## Start Source material

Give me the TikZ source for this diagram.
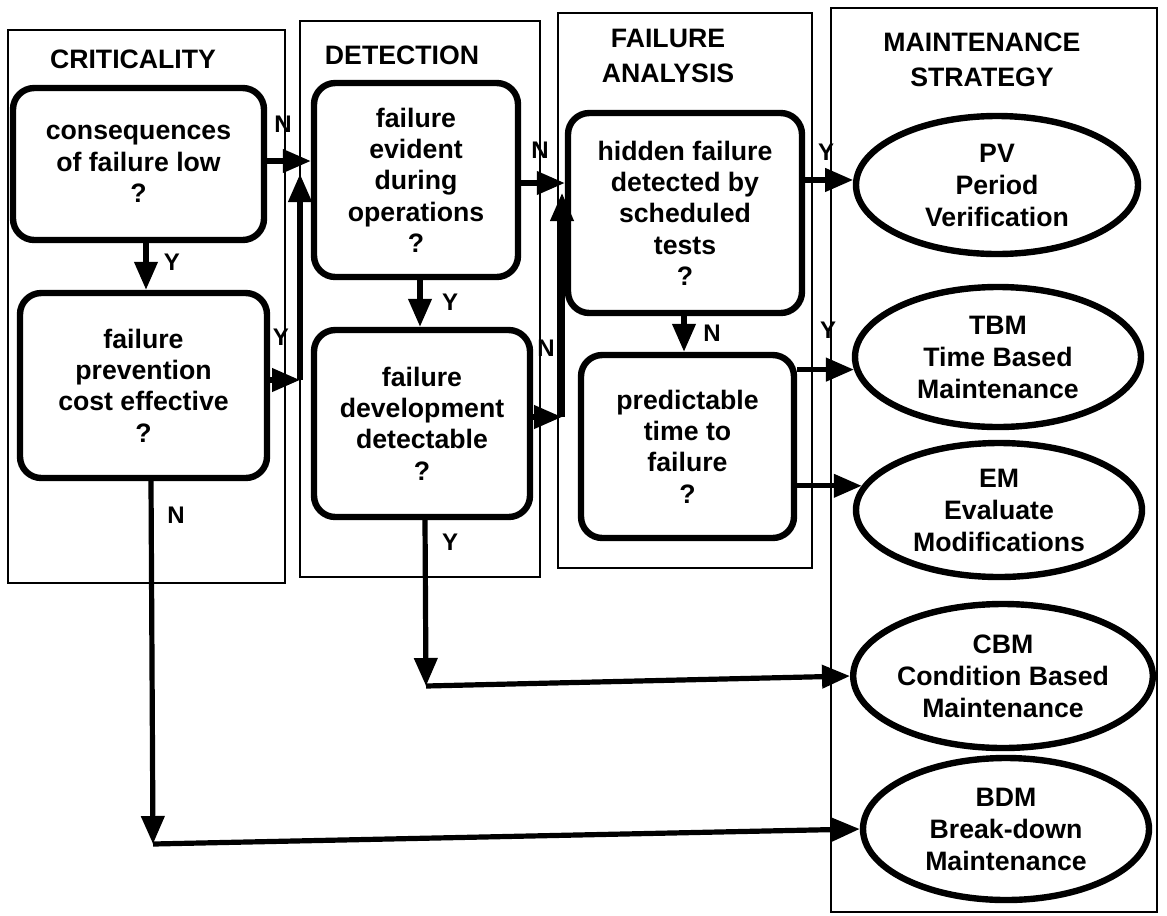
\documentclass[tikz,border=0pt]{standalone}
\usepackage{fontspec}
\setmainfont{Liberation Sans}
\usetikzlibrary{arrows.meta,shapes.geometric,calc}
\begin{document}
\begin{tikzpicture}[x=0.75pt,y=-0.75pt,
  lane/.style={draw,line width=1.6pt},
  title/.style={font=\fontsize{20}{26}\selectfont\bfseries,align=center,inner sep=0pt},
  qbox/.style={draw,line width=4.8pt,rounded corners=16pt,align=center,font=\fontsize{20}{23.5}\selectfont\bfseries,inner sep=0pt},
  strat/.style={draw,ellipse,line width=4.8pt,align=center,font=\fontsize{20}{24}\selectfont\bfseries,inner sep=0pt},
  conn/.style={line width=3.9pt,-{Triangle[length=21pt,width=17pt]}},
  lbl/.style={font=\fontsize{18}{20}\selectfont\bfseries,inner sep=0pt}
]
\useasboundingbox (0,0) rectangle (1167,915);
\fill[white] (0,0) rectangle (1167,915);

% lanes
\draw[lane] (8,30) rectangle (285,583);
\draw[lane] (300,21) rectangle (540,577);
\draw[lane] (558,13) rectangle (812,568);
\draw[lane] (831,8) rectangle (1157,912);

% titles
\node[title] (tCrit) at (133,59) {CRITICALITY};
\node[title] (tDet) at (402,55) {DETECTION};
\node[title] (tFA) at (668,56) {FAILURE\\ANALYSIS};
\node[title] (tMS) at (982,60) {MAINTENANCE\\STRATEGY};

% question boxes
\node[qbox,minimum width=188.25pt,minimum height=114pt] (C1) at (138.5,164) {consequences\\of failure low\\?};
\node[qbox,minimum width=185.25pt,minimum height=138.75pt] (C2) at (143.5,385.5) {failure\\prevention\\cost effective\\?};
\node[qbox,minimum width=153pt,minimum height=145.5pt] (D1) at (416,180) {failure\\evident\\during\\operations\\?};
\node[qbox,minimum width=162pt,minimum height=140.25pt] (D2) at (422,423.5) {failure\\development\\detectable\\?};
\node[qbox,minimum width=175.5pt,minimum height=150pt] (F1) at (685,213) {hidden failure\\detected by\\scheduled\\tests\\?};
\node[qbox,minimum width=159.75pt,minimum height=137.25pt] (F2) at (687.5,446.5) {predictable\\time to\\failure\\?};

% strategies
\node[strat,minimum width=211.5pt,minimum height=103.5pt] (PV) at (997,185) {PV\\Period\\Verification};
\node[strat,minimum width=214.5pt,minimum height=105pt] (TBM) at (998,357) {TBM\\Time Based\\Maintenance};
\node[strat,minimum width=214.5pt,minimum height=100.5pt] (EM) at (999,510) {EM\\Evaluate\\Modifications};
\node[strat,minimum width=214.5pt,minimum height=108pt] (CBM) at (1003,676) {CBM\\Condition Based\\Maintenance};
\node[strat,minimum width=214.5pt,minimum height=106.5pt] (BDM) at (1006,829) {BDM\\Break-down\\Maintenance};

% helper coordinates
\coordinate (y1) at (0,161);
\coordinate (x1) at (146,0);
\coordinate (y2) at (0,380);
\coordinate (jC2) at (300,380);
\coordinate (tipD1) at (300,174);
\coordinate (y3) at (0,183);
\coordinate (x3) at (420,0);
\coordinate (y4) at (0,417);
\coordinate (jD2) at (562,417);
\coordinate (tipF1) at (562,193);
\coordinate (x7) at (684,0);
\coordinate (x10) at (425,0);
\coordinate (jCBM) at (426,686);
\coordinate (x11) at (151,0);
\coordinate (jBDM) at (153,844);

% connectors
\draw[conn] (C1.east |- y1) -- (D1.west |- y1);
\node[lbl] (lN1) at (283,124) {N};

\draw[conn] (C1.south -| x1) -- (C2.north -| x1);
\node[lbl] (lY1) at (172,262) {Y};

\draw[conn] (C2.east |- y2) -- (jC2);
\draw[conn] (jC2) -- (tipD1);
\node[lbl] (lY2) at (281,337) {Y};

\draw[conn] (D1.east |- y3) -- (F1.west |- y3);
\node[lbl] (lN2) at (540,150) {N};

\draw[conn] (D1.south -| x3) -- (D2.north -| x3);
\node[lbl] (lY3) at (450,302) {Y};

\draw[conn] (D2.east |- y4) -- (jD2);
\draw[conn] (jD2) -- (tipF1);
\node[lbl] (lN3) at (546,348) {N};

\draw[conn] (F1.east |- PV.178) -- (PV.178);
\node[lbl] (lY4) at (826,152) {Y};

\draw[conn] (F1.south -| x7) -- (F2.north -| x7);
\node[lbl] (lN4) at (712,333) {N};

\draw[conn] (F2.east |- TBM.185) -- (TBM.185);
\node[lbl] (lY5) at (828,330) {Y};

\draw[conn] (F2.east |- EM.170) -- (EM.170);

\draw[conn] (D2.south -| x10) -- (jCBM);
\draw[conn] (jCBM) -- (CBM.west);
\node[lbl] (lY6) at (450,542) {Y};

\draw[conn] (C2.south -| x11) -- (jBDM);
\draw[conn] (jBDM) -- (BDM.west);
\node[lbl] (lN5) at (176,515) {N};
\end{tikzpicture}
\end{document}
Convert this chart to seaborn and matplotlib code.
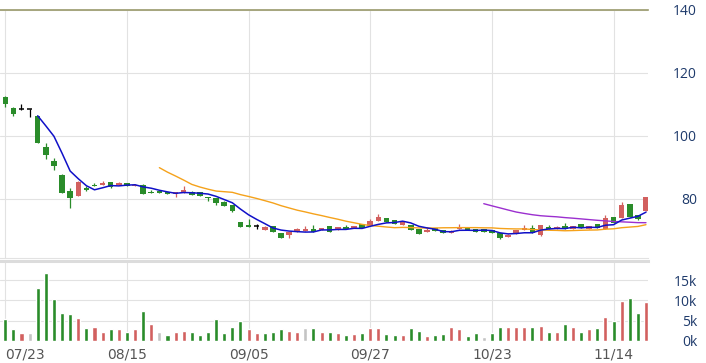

## End Source material

- What needs to be done -
All of the data above should be transcribed verbatim, with pictures omitted.

- Response -
Give me the TikZ source for this diagram.
\documentclass[tikz,border=0pt]{standalone}
\usepackage{fontspec}
\setmainfont{Liberation Sans}
\usetikzlibrary{arrows.meta,shapes.geometric,calc}
\begin{document}
\begin{tikzpicture}[x=0.75pt,y=-0.75pt,
  lane/.style={draw,line width=1.6pt},
  title/.style={font=\fontsize{20}{26}\selectfont\bfseries,align=center,inner sep=0pt},
  qbox/.style={draw,line width=4.8pt,rounded corners=16pt,align=center,font=\fontsize{20}{23.5}\selectfont\bfseries,inner sep=0pt},
  strat/.style={draw,ellipse,line width=4.8pt,align=center,font=\fontsize{20}{24}\selectfont\bfseries,inner sep=0pt},
  conn/.style={line width=3.9pt,-{Triangle[length=21pt,width=17pt]}},
  lbl/.style={font=\fontsize{18}{20}\selectfont\bfseries,inner sep=0pt}
]
\useasboundingbox (0,0) rectangle (1167,915);
\fill[white] (0,0) rectangle (1167,915);

% lanes
\draw[lane] (8,30) rectangle (285,583);
\draw[lane] (300,21) rectangle (540,577);
\draw[lane] (558,13) rectangle (812,568);
\draw[lane] (831,8) rectangle (1157,912);

% titles
\node[title] (tCrit) at (133,59) {CRITICALITY};
\node[title] (tDet) at (402,55) {DETECTION};
\node[title] (tFA) at (668,56) {FAILURE\\ANALYSIS};
\node[title] (tMS) at (982,60) {MAINTENANCE\\STRATEGY};

% question boxes
\node[qbox,minimum width=188.25pt,minimum height=114pt] (C1) at (138.5,164) {consequences\\of failure low\\?};
\node[qbox,minimum width=185.25pt,minimum height=138.75pt] (C2) at (143.5,385.5) {failure\\prevention\\cost effective\\?};
\node[qbox,minimum width=153pt,minimum height=145.5pt] (D1) at (416,180) {failure\\evident\\during\\operations\\?};
\node[qbox,minimum width=162pt,minimum height=140.25pt] (D2) at (422,423.5) {failure\\development\\detectable\\?};
\node[qbox,minimum width=175.5pt,minimum height=150pt] (F1) at (685,213) {hidden failure\\detected by\\scheduled\\tests\\?};
\node[qbox,minimum width=159.75pt,minimum height=137.25pt] (F2) at (687.5,446.5) {predictable\\time to\\failure\\?};

% strategies
\node[strat,minimum width=211.5pt,minimum height=103.5pt] (PV) at (997,185) {PV\\Period\\Verification};
\node[strat,minimum width=214.5pt,minimum height=105pt] (TBM) at (998,357) {TBM\\Time Based\\Maintenance};
\node[strat,minimum width=214.5pt,minimum height=100.5pt] (EM) at (999,510) {EM\\Evaluate\\Modifications};
\node[strat,minimum width=214.5pt,minimum height=108pt] (CBM) at (1003,676) {CBM\\Condition Based\\Maintenance};
\node[strat,minimum width=214.5pt,minimum height=106.5pt] (BDM) at (1006,829) {BDM\\Break-down\\Maintenance};

% helper coordinates
\coordinate (y1) at (0,161);
\coordinate (x1) at (146,0);
\coordinate (y2) at (0,380);
\coordinate (jC2) at (300,380);
\coordinate (tipD1) at (300,174);
\coordinate (y3) at (0,183);
\coordinate (x3) at (420,0);
\coordinate (y4) at (0,417);
\coordinate (jD2) at (562,417);
\coordinate (tipF1) at (562,193);
\coordinate (x7) at (684,0);
\coordinate (x10) at (425,0);
\coordinate (jCBM) at (426,686);
\coordinate (x11) at (151,0);
\coordinate (jBDM) at (153,844);

% connectors
\draw[conn] (C1.east |- y1) -- (D1.west |- y1);
\node[lbl] (lN1) at (283,124) {N};

\draw[conn] (C1.south -| x1) -- (C2.north -| x1);
\node[lbl] (lY1) at (172,262) {Y};

\draw[conn] (C2.east |- y2) -- (jC2);
\draw[conn] (jC2) -- (tipD1);
\node[lbl] (lY2) at (281,337) {Y};

\draw[conn] (D1.east |- y3) -- (F1.west |- y3);
\node[lbl] (lN2) at (540,150) {N};

\draw[conn] (D1.south -| x3) -- (D2.north -| x3);
\node[lbl] (lY3) at (450,302) {Y};

\draw[conn] (D2.east |- y4) -- (jD2);
\draw[conn] (jD2) -- (tipF1);
\node[lbl] (lN3) at (546,348) {N};

\draw[conn] (F1.east |- PV.178) -- (PV.178);
\node[lbl] (lY4) at (826,152) {Y};

\draw[conn] (F1.south -| x7) -- (F2.north -| x7);
\node[lbl] (lN4) at (712,333) {N};

\draw[conn] (F2.east |- TBM.185) -- (TBM.185);
\node[lbl] (lY5) at (828,330) {Y};

\draw[conn] (F2.east |- EM.170) -- (EM.170);

\draw[conn] (D2.south -| x10) -- (jCBM);
\draw[conn] (jCBM) -- (CBM.west);
\node[lbl] (lY6) at (450,542) {Y};

\draw[conn] (C2.south -| x11) -- (jBDM);
\draw[conn] (jBDM) -- (BDM.west);
\node[lbl] (lN5) at (176,515) {N};
\end{tikzpicture}
\end{document}
Convert this chart to seaborn and matplotlib code.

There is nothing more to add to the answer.